Short exercise → Write out the entire listing below exactly as it appears, minus any pictures.

Material →
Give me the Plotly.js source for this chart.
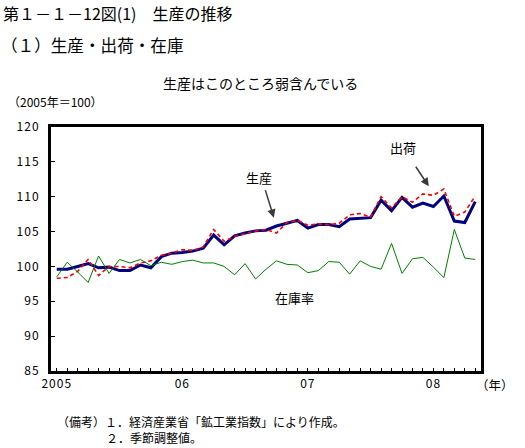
<!DOCTYPE html>
<html>
<head>
<meta charset="utf-8">
<script src="https://cdn.plot.ly/plotly-3.0.1.min.js"></script>
<style>
html,body{margin:0;padding:0;background:#fff;}
#chart{width:525px;height:448px;}
.ytick text, .xtick text{letter-spacing:1px;}
</style>
</head>
<body>
<div id="chart"></div>
<script>
// Months: Jan 2005 .. May 2008 (index 0..40)
const monthIndex = [0,1,2,3,4,5,6,7,8,9,10,11,12,13,14,15,16,17,18,19,20,21,22,23,24,25,26,27,28,29,30,31,32,33,34,35,36,37,38,39,40];
const production = [99.6,99.6,100.0,100.4,99.8,99.9,99.4,99.4,100.2,99.8,101.4,101.9,102.0,102.2,102.6,104.5,103.1,104.4,104.8,105.1,105.2,105.8,106.2,106.6,105.5,106.0,106.0,105.7,106.8,106.9,107.0,109.5,108.0,109.9,108.5,109.1,108.6,110.1,106.5,106.3,109.3];
const shipments  = [98.3,98.4,99.3,101.0,98.7,100.0,100.0,99.8,100.5,100.8,101.6,101.9,102.4,102.3,102.8,105.3,103.6,104.3,104.7,105.1,105.3,104.8,106.3,106.6,105.9,106.1,106.0,106.2,107.4,107.6,107.1,110.0,108.4,110.0,109.2,110.4,110.2,111.1,107.2,107.8,110.1];
const inventoryRatio = [98.5,100.6,99.2,97.7,101.5,99.0,101.0,100.5,101.0,100.1,100.6,100.3,100.7,100.9,100.5,100.5,100.0,98.8,100.4,98.2,99.6,100.8,100.3,100.2,99.1,99.4,100.7,100.6,98.9,100.8,100.0,99.6,103.3,99.0,101.1,101.3,99.9,98.4,105.3,101.2,101.0];
const yearTickPos = [0,12,24,36];
const yearLabels = ['2005','06','07','08'];
const yTickVals = [85,90,95,100,105,110,115,120];

const FONT = '"Noto Sans CJK JP", "Noto Sans", sans-serif';
// plot area in pixels: x 51..481, y 127..371
const L = 51, R = 481, T = 127, B = 371;
const px = x => (x - L) / (R - L);
const py = y => (B - y) / (B - T);

const traces = [
  {x: monthIndex, y: production, type: 'scatter', mode: 'lines',
   line: {color: '#000080', width: 3}, name: '生産'},
  {x: monthIndex, y: shipments, type: 'scatter', mode: 'lines',
   line: {color: '#ff0000', width: 1.6, dash: '4px,3px'}, name: '出荷'},
  {x: monthIndex, y: inventoryRatio, type: 'scatter', mode: 'lines',
   line: {color: '#008000', width: 1}, name: '在庫率'}
];

function txt(text, x, y, size, anchor) {
  return {text: text, xref: 'paper', yref: 'paper', x: px(x), y: py(y),
          xanchor: anchor || 'left', yanchor: 'middle', showarrow: false,
          borderpad: 0,
          font: {family: FONT, size: size, color: '#000'}};
}
function arrow(x, y, ax, ay) {
  return {text: '', x: x, y: y, xref: 'x', yref: 'y', showarrow: true,
          ax: ax, ay: ay, standoff: 0, startstandoff: 0, arrowhead: 2,
          arrowsize: 1.1, arrowwidth: 1.5, arrowcolor: '#3a3a3a'};
}

const annotations = [
  txt('第１－１－12図(1)　生産の推移', 2, 13, 16),
  txt('（１）生産・出荷・在庫', 0, 45, 16.6),
  txt('生産はこのところ弱含んでいる', 260, 83, 14, 'center'),
  txt('（2005年＝100）', 7, 101, 12),
  txt('（年）', 475, 384, 12.5),
  txt('（備考）１．経済産業省「鉱工業指数」により作成。', 56, 421, 12),
  txt('２．季節調整値。', 105, 437, 12),
  txt('生産', 259, 177, 13, 'center'),
  txt('出荷', 403, 147, 13, 'center'),
  txt('在庫率', 294, 297, 13, 'center'),
  arrow(20.75, 107.0, -9, -29),
  arrow(35.56, 111.5, -14, -21)
];

const layout = {
  width: 525, height: 448,
  margin: {l: L, r: 525 - R, t: T, b: 448 - B, pad: 0},
  paper_bgcolor: '#fff', plot_bgcolor: '#fff',
  showlegend: false,
  font: {family: FONT, size: 12, color: '#000'},
  xaxis: {
    range: [-0.55, 40.55], tickmode: 'array', tickvals: yearTickPos, ticktext: yearLabels,
    ticks: 'inside', ticklen: 3, tickwidth: 1, tickcolor: '#000',
    minor: {ticks: 'inside', dtick: 1, tick0: 0, ticklen: 3, tickwidth: 1, tickcolor: '#000', showgrid: false},
    showline: true, linecolor: '#000', linewidth: 3, mirror: true,
    showgrid: false, zeroline: false,
    tickfont: {family: FONT, size: 12, color: '#000'}
  },
  yaxis: {
    range: [85, 120], tickmode: 'array', tickvals: yTickVals,
    ticks: 'inside', ticklen: 4, tickwidth: 1, tickcolor: '#000',
    showline: true, linecolor: '#000', linewidth: 3, mirror: true,
    showgrid: false, zeroline: false, ticklabelstandoff: 6,
    tickfont: {family: FONT, size: 12, color: '#000'}
  },
  annotations: annotations
};

Plotly.newPlot('chart', traces, layout, {staticPlot: true, displayModeBar: false});
</script>
</body>
</html>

Result of the exercise →
Give me the Plotly.js source for this chart.
<!DOCTYPE html>
<html>
<head>
<meta charset="utf-8">
<script src="https://cdn.plot.ly/plotly-3.0.1.min.js"></script>
<style>
html,body{margin:0;padding:0;background:#fff;}
#chart{width:525px;height:448px;}
.ytick text, .xtick text{letter-spacing:1px;}
</style>
</head>
<body>
<div id="chart"></div>
<script>
// Months: Jan 2005 .. May 2008 (index 0..40)
const monthIndex = [0,1,2,3,4,5,6,7,8,9,10,11,12,13,14,15,16,17,18,19,20,21,22,23,24,25,26,27,28,29,30,31,32,33,34,35,36,37,38,39,40];
const production = [99.6,99.6,100.0,100.4,99.8,99.9,99.4,99.4,100.2,99.8,101.4,101.9,102.0,102.2,102.6,104.5,103.1,104.4,104.8,105.1,105.2,105.8,106.2,106.6,105.5,106.0,106.0,105.7,106.8,106.9,107.0,109.5,108.0,109.9,108.5,109.1,108.6,110.1,106.5,106.3,109.3];
const shipments  = [98.3,98.4,99.3,101.0,98.7,100.0,100.0,99.8,100.5,100.8,101.6,101.9,102.4,102.3,102.8,105.3,103.6,104.3,104.7,105.1,105.3,104.8,106.3,106.6,105.9,106.1,106.0,106.2,107.4,107.6,107.1,110.0,108.4,110.0,109.2,110.4,110.2,111.1,107.2,107.8,110.1];
const inventoryRatio = [98.5,100.6,99.2,97.7,101.5,99.0,101.0,100.5,101.0,100.1,100.6,100.3,100.7,100.9,100.5,100.5,100.0,98.8,100.4,98.2,99.6,100.8,100.3,100.2,99.1,99.4,100.7,100.6,98.9,100.8,100.0,99.6,103.3,99.0,101.1,101.3,99.9,98.4,105.3,101.2,101.0];
const yearTickPos = [0,12,24,36];
const yearLabels = ['2005','06','07','08'];
const yTickVals = [85,90,95,100,105,110,115,120];

const FONT = '"Noto Sans CJK JP", "Noto Sans", sans-serif';
// plot area in pixels: x 51..481, y 127..371
const L = 51, R = 481, T = 127, B = 371;
const px = x => (x - L) / (R - L);
const py = y => (B - y) / (B - T);

const traces = [
  {x: monthIndex, y: production, type: 'scatter', mode: 'lines',
   line: {color: '#000080', width: 3}, name: '生産'},
  {x: monthIndex, y: shipments, type: 'scatter', mode: 'lines',
   line: {color: '#ff0000', width: 1.6, dash: '4px,3px'}, name: '出荷'},
  {x: monthIndex, y: inventoryRatio, type: 'scatter', mode: 'lines',
   line: {color: '#008000', width: 1}, name: '在庫率'}
];

function txt(text, x, y, size, anchor) {
  return {text: text, xref: 'paper', yref: 'paper', x: px(x), y: py(y),
          xanchor: anchor || 'left', yanchor: 'middle', showarrow: false,
          borderpad: 0,
          font: {family: FONT, size: size, color: '#000'}};
}
function arrow(x, y, ax, ay) {
  return {text: '', x: x, y: y, xref: 'x', yref: 'y', showarrow: true,
          ax: ax, ay: ay, standoff: 0, startstandoff: 0, arrowhead: 2,
          arrowsize: 1.1, arrowwidth: 1.5, arrowcolor: '#3a3a3a'};
}

const annotations = [
  txt('第１－１－12図(1)　生産の推移', 2, 13, 16),
  txt('（１）生産・出荷・在庫', 0, 45, 16.6),
  txt('生産はこのところ弱含んでいる', 260, 83, 14, 'center'),
  txt('（2005年＝100）', 7, 101, 12),
  txt('（年）', 475, 384, 12.5),
  txt('（備考）１．経済産業省「鉱工業指数」により作成。', 56, 421, 12),
  txt('２．季節調整値。', 105, 437, 12),
  txt('生産', 259, 177, 13, 'center'),
  txt('出荷', 403, 147, 13, 'center'),
  txt('在庫率', 294, 297, 13, 'center'),
  arrow(20.75, 107.0, -9, -29),
  arrow(35.56, 111.5, -14, -21)
];

const layout = {
  width: 525, height: 448,
  margin: {l: L, r: 525 - R, t: T, b: 448 - B, pad: 0},
  paper_bgcolor: '#fff', plot_bgcolor: '#fff',
  showlegend: false,
  font: {family: FONT, size: 12, color: '#000'},
  xaxis: {
    range: [-0.55, 40.55], tickmode: 'array', tickvals: yearTickPos, ticktext: yearLabels,
    ticks: 'inside', ticklen: 3, tickwidth: 1, tickcolor: '#000',
    minor: {ticks: 'inside', dtick: 1, tick0: 0, ticklen: 3, tickwidth: 1, tickcolor: '#000', showgrid: false},
    showline: true, linecolor: '#000', linewidth: 3, mirror: true,
    showgrid: false, zeroline: false,
    tickfont: {family: FONT, size: 12, color: '#000'}
  },
  yaxis: {
    range: [85, 120], tickmode: 'array', tickvals: yTickVals,
    ticks: 'inside', ticklen: 4, tickwidth: 1, tickcolor: '#000',
    showline: true, linecolor: '#000', linewidth: 3, mirror: true,
    showgrid: false, zeroline: false, ticklabelstandoff: 6,
    tickfont: {family: FONT, size: 12, color: '#000'}
  },
  annotations: annotations
};

Plotly.newPlot('chart', traces, layout, {staticPlot: true, displayModeBar: false});
</script>
</body>
</html>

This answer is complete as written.